Seehofer hatte entsprechende Programme von Thüringen und Berlin, das 300 Geflüchtete aus Griechenland aufnehmen will, bislang mit Verweis auf die Bundeseinheitlichkeit verweigert. Neben Berlin haben sich über 150 weitere Städte und Kommunen bereit erklärt, Geflüchtete aufzunehmen. Rechtsgutachten der Rosa-Luxemburg-Stiftung sowie der Grünen kommen zu dem Schluss, dass Bundesländer Geflüchtete zur Not auch eigenständig, also ohne Zustimmung des BMI, aufnehmen können. Linke, Grüne und SPD prüfen daher zurzeit eine Klage gegen Seehofers Veto, möglicherweise gemeinsam mit Thüringen. «Es geht dabei auch um die Frage, wie viel Eigenverantwortung die Bundesländer bei der Flüchtlingsaufnahme haben», sagt die flüchtlingspolitische Sprecherin der Grünenfraktion, Bettina Jarasch, dem «nd». Sie hält die Ablehnung der Landesaufnahmeprogramme durch Seehofer für «juristisch angreifbar. »Die Länder haben die Befugnisse, Seehofer lässt sie uns zurzeit nur nicht nutzen«, so Jarasch. Die Grünen-Politikerin ist überzeugt: »Seehofer benutzt die Brandkatastrophe, um seine Grenz- und Abschottungspolitik durchzusetzen.«

Eine schnelle Lösung für die Tausenden Schutzsuchenden, die nach dem Brand unter menschenunwürdigen Bedingungen ohne ausreichende Versorgung auf den Straßen von Lesbos ausharren müssen, ist eine Klage jedoch nicht. Martina Mauer vom Berliner Flüchtlingsrat fordert daher, dass sich Geisel in Griechenland »gegen neue Internierungslager und für eine Evakuierung aufs Festland« einsetzt. Auch bei Rot-Rot-Grün scheint man sich einig zu sein: Der Druck auf Seehofer, mehr Menschen als die angekündigten 150 Minderjährigen aufzunehmen, muss erhöht werden.

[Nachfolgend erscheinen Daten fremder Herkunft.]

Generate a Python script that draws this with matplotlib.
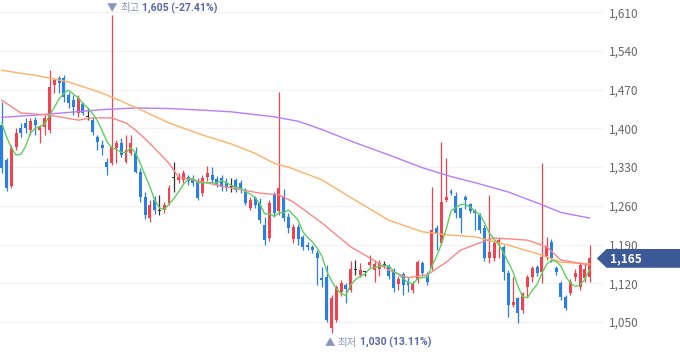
import numpy as np
import pandas as pd
import matplotlib
matplotlib.use("Agg")
import matplotlib.pyplot as plt
import matplotlib.transforms as mtransforms
from matplotlib.patches import Polygon
from matplotlib.offsetbox import TextArea, HPacker, AnnotationBbox

plt.rcParams['font.family'] = ['Noto Sans CJK KR', 'DejaVu Sans']

# daily candles (oldest first)
opens = [1406, 1343, 1296, 1366, 1400, 1409, 1397, 1415, 1398, 1402,
         1398, 1478, 1491, 1492, 1460, 1451, 1427, 1445, 1420, 1415,
         1384, 1370, 1339, 1337, 1364, 1373, 1339, 1355, 1355, 1321,
         1276, 1238, 1270, 1250, 1252, 1265, 1310, 1307, 1307, 1312,
         1310, 1303, 1283, 1312, 1316, 1309, 1310, 1301, 1294, 1307,
         1301, 1285, 1256, 1274, 1267, 1225, 1202, 1280, 1250, 1276,
         1240, 1200, 1222, 1204, 1190, 1186, 1175, 1130, 1131, 1040,
         1054, 1104, 1117, 1108, 1144, 1135, 1140, 1153, 1144, 1146,
         1153, 1151, 1144, 1119, 1137, 1124, 1108, 1126, 1157, 1135,
         1148, 1220, 1193, 1270, 1287, 1278, 1256, 1276, 1263, 1252,
         1243, 1220, 1166, 1166, 1193, 1186, 1139, 1081, 1094, 1072,
         1113, 1131, 1149, 1140, 1168, 1195, 1148, 1121, 1096, 1103,
         1131, 1113, 1130, 1131]
closes = [1328, 1292, 1364, 1391, 1391, 1400, 1413, 1406, 1404, 1418,
          1475, 1487, 1482, 1456, 1446, 1438, 1455, 1428, 1420, 1393,
          1375, 1364, 1330, 1366, 1373, 1352, 1361, 1373, 1321, 1276,
          1243, 1261, 1252, 1250, 1261, 1292, 1310, 1312, 1319, 1305,
          1301, 1274, 1310, 1319, 1307, 1298, 1294, 1292, 1294, 1289,
          1289, 1265, 1270, 1261, 1234, 1198, 1265, 1247, 1292, 1238,
          1220, 1222, 1200, 1186, 1186, 1180, 1166, 1126, 1054, 1094,
          1113, 1120, 1110, 1146, 1144, 1144, 1140, 1158, 1155, 1157,
          1153, 1133, 1112, 1128, 1117, 1117, 1120, 1158, 1139, 1122,
          1216, 1211, 1267, 1276, 1283, 1247, 1238, 1270, 1250, 1247,
          1216, 1166, 1177, 1193, 1198, 1140, 1081, 1087, 1067, 1103,
          1131, 1148, 1139, 1168, 1186, 1166, 1140, 1095, 1076, 1122,
          1139, 1153, 1146, 1165]
highs = [1448, 1346, 1370, 1400, 1409, 1418, 1418, 1420, 1406, 1424,
         1505, 1491, 1494, 1496, 1466, 1460, 1460, 1448, 1437, 1420,
         1388, 1379, 1346, 1605, 1379, 1382, 1388, 1388, 1366, 1328,
         1285, 1270, 1278, 1280, 1267, 1298, 1339, 1319, 1325, 1316,
         1316, 1310, 1316, 1332, 1330, 1314, 1316, 1310, 1310, 1310,
         1307, 1292, 1276, 1278, 1274, 1240, 1270, 1285, 1466, 1290,
         1247, 1227, 1227, 1207, 1195, 1190, 1180, 1149, 1153, 1099,
         1117, 1126, 1121, 1160, 1162, 1157, 1142, 1171, 1162, 1162,
         1160, 1155, 1148, 1133, 1140, 1131, 1124, 1162, 1160, 1140,
         1294, 1225, 1375, 1346, 1290, 1285, 1258, 1280, 1265, 1254,
         1247, 1225, 1280, 1198, 1202, 1189, 1144, 1131, 1096, 1105,
         1135, 1151, 1153, 1337, 1204, 1200, 1151, 1124, 1099, 1128,
         1145, 1158, 1157, 1189]
lows = [1320, 1287, 1292, 1361, 1384, 1391, 1388, 1388, 1374, 1388,
        1392, 1464, 1464, 1447, 1437, 1425, 1420, 1424, 1415, 1388,
        1361, 1352, 1316, 1334, 1337, 1348, 1337, 1352, 1319, 1267,
        1236, 1231, 1245, 1243, 1247, 1261, 1285, 1301, 1301, 1298,
        1296, 1270, 1278, 1305, 1301, 1294, 1287, 1287, 1285, 1285,
        1283, 1261, 1252, 1256, 1229, 1189, 1196, 1240, 1243, 1232,
        1211, 1193, 1190, 1180, 1180, 1175, 1117, 1113, 1050, 1030,
        1050, 1097, 1085, 1104, 1135, 1131, 1133, 1149, 1122, 1133,
        1148, 1128, 1104, 1108, 1099, 1105, 1103, 1121, 1133, 1117,
        1144, 1180, 1189, 1267, 1280, 1238, 1211, 1254, 1247, 1216,
        1211, 1160, 1157, 1160, 1166, 1126, 1059, 1078, 1048, 1067,
        1096, 1122, 1133, 1121, 1162, 1158, 1135, 1090, 1072, 1099,
        1124, 1108, 1122, 1122]

# moving averages (candle index, price)
ma5_head = [1410, 1385, 1365, 1352]
ma20_idx = [0, 4, 10, 16, 19, 23, 26, 28, 31, 35, 37, 40, 47, 54, 58, 61, 67,
            73, 77, 81, 85, 89, 93, 96, 100, 103, 110, 114, 117, 123]
ma20_val = [1451, 1428, 1424, 1415, 1419, 1419, 1410, 1397, 1373, 1337, 1312,
            1307, 1294, 1283, 1280, 1267, 1229, 1186, 1166, 1144, 1130, 1135,
            1158, 1180, 1193, 1202, 1198, 1186, 1162, 1153]
ma60_idx = [0, 7, 14, 21, 28, 35, 42, 48, 53, 57, 60, 67, 74, 81, 88, 94, 99,
            106, 113, 117, 123]
ma60_val = [1505, 1496, 1484, 1464, 1438, 1410, 1388, 1372, 1355, 1337, 1330,
            1307, 1270, 1234, 1213, 1207, 1204, 1189, 1171, 1158, 1155]
ma120_idx = [0, 7, 14, 21, 28, 35, 42, 48, 57, 62, 67, 74, 81, 88, 94, 99,
             106, 113, 117, 123]
ma120_val = [1420, 1424, 1429, 1434, 1437, 1436, 1433, 1430, 1421, 1413, 1398,
             1374, 1352, 1329, 1313, 1302, 1285, 1262, 1248, 1238]

yticks = [1050, 1120, 1190, 1260, 1330, 1400, 1470, 1540, 1610]

o = np.array(opens, dtype=float)
c = np.array(closes, dtype=float)
h = np.array(highs, dtype=float)
l = np.array(lows, dtype=float)
x = np.arange(len(c))

ma5 = pd.Series(c).rolling(5).mean().to_numpy()
ma5[:4] = ma5_head

RED = '#f0434f'
BLUE = '#2a7fe6'
DOJI = '#333333'
colors = np.where(c > o, RED, np.where(c < o, BLUE, DOJI))

fig = plt.figure(figsize=(6.8, 3.58), dpi=100)
ax = fig.add_axes([0, 0, 603 / 680, 1])

# candles
ax.vlines(x, l, h, colors=colors, linewidth=0.9, zorder=2)
bottom = np.minimum(o, c)
height = np.maximum(np.abs(c - o), 1.6)
ax.bar(x, height, bottom=bottom, width=0.62, color=colors, linewidth=0, zorder=3)

# moving averages
ax.plot(ma120_idx, ma120_val, color='#b77cff', lw=1.0, zorder=4)
ax.plot(ma60_idx, ma60_val, color='#ffb166', lw=1.0, zorder=4)
ax.plot(ma20_idx, ma20_val, color='#ff8585', lw=1.0, zorder=4)
ax.plot(x, ma5, color='#5fcf5f', lw=1.0, zorder=4)

ax.set_xlim(-0.36, 125.8)
ax.set_ylim(984.9, 1632.2)
ax.set_yticks(yticks)
ax.set_yticklabels([f'{v:,}' for v in yticks])
ax.yaxis.tick_right()
ax.tick_params(axis='y', length=0, pad=4.5, labelsize=8.5, labelcolor='#666666')
ax.set_xticks([])
ax.grid(axis='y', color='#f2f2f7', linewidth=1, zorder=0)
for s in ax.spines.values():
    s.set_visible(False)

# high / low markers
ih = int(np.argmax(h))
il = int(np.argmin(l))
lab = dict(color='#8796bd', fontsize=7.5)
num = dict(color='#5569a3', fontsize=7.6, fontweight='bold',
           family=['Roboto', 'DejaVu Sans'])
top = HPacker(children=[TextArea('▼', textprops=lab),
                        TextArea('최고', textprops=lab),
                        TextArea('1,605 (-27.41%)', textprops=num)],
              align='baseline', pad=0, sep=2)
ax.add_artist(AnnotationBbox(top, (ih, h[ih]), xybox=(-3.5, 5), xycoords='data',
                             boxcoords='offset points', box_alignment=(0, 0.5),
                             frameon=False, pad=0, annotation_clip=False))
bot = HPacker(children=[TextArea('▲', textprops=lab),
                        TextArea('최저', textprops=lab),
                        TextArea('1,030 (13.11%)', textprops=num)],
              align='baseline', pad=0, sep=2)
ax.add_artist(AnnotationBbox(bot, (il, l[il]), xybox=(-5, -7), xycoords='data',
                             boxcoords='offset points', box_alignment=(0, 0.5),
                             frameon=False, pad=0, annotation_clip=False))

# current price tag
last = c[-1]
trans = mtransforms.blended_transform_factory(ax.transAxes, ax.transData)
tag = Polygon([(0.9896, last), (1.006, last + 17), (1.13, last + 17),
               (1.13, last - 17), (1.006, last - 17)],
              closed=True, transform=trans, facecolor='#3d5a98',
              edgecolor='none', clip_on=False, zorder=6)
ax.add_patch(tag)
ax.text(1.0116, last, f'{int(last):,}', transform=trans, color='white',
        fontsize=8.5, fontweight='bold', va='center', ha='left', zorder=7)

fig.savefig('out.png', dpi=100)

»Wenn Seehofer schon sagt, er will einheitlich aufnehmen, dann soll er auch so viele aufnehmen, wie Kapazitäten und Bereitschaft vorhanden sind«, sagt Jarasch. Eine Abfrage des BMI bei den Bundesländern habe Kapazitäten für 2100 Menschen ergeben. Dass der Bund derart weit dahinter zurückbleibt, bezeichnet Jarasch als »schändlich«. »Berlin kann mehr«, sagt auch die integrationspolitische Sprecherin der SPD-Fraktion, Nicola Böcker-Giannini. Laut Jarasch hat die Senatsverwaltung für Integration kurzfristige Unterbringungskapazitäten für 275 Menschen angegeben, mittelfristig könnten in den Unterkünften am Columbiadamm in Tempelhof zusätzliche 800 Plätze geschaffen werden. »Wir haben mehr Kapazitäten als die verabredeten 300«, so die flüchtlingspolitische Sprecherin und Landeschefin der Berliner Linken, Katina Schubert. Doch selbst diese angesichts von 17 000 obdachlosen Geflüchteten recht kleine Zahl scheint dem Heimatminister schon zu viel zu sein.

SPD, Linke und Grüne wollen nun weitere Möglichkeiten ausloten, wie Seehofers Veto umgangen werden kann. Eine Idee ist, Menschen im Rahmen der Familienzusammenführung nach Berlin zu holen. »Flüchtlinge in Lesbos, die Verwandte in Berlin haben, könnte man darüber hierher holen und ausnahmsweise darauf verzichten, dass diese ihren Lebensunterhalt sicherstellen müssen«, schlägt Jarasch vor. Auch eine Aufnahme von Einzelfällen aus humanitären Gründen, wäre ohne Zustimmung des BMI möglich. Im Raum steht auch ein Stipendienprogramm für Kinder. Am Donnerstag wollen die Regierungsfraktionen einen entsprechenden Antrag einbringen und beschließen. Davon profitieren würde jedoch nur eine relativ kleine Anzahl von Personen. Für alles andere scheint kein Weg an Seehofer vorbeizuführen. »Was nicht geht ist, einfach ein Flugzeug oder ein Schiff zu schicken, auch wenn das die charmanteste Lösung wäre«, sagt Schubert. Wegen der Visaerteilung sei das jedoch nicht möglich, dafür braucht es den Bund.